Si les circonstances et les résultats de la guerre de 1948 en ont empêché la réalisation, la guerre de 1967 n’a rien changé non plus sur le principe. Maître sur le terrain, Israël n’est jamais parvenu à arracher à la communauté internationale un quelconque consentement à une souveraineté sur l’intégralité de la Palestine mandataire. De la déclaration Balfour en 1917 à la résolution 242 en 1967, en passant par la résolution 181 de 1947, le volontarisme sioniste, aussi constant et énergique soit-il, s’est heurté et se heurte encore aujourd’hui à ces contraintes objectives. Certes, par la force des armes, Israël contrôle aujourd’hui le territoire intégralement, ou quasiment si l’on tient compte de la bande de Gaza dont il s’est désengagé de facto en 2005, et des villes placées sous le contrôle civil et sécuritaire de l’Autorité palestinienne (AP) depuis 1994.
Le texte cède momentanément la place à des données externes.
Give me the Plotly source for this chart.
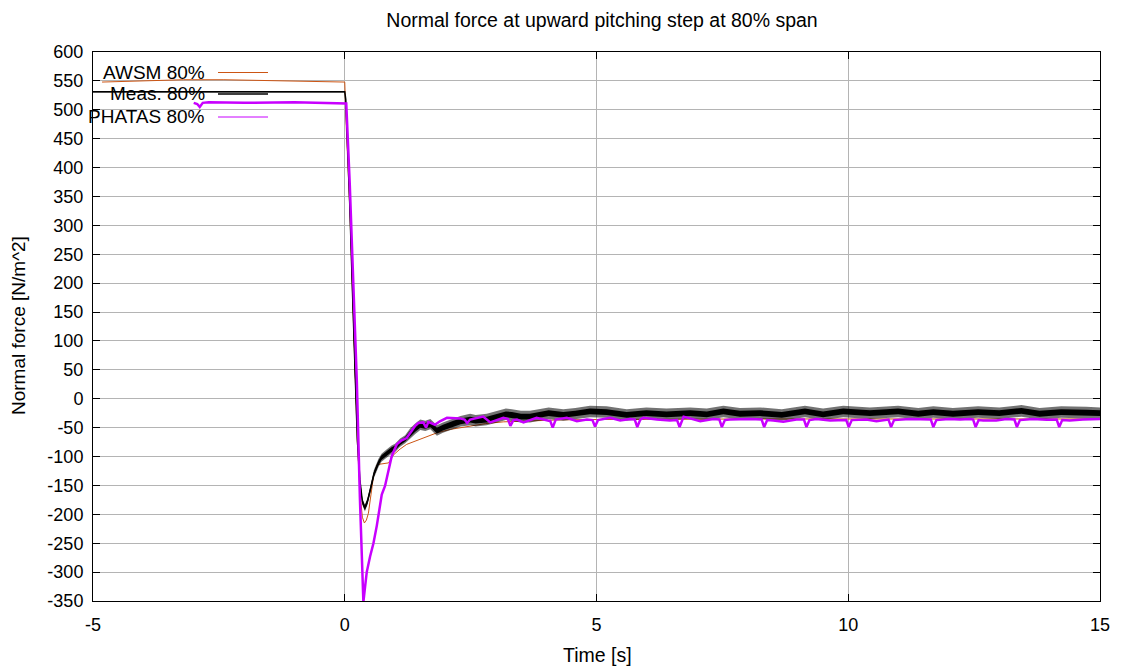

En dépit d’un bilan historique encore en deçà de ses attentes, la performance palestinienne n’est cependant pas mince. Réduit dans la déclaration Balfour au degré zéro de « populations non-juives » dotées seulement de droits civils et religieux, le peuple arabe de Palestine a réussi à surmonter cette dénégation et à obtenir que ses droits nationaux soient reconnus comme légitimes par la communauté internationale. À défaut d’être réalisés sur le terrain.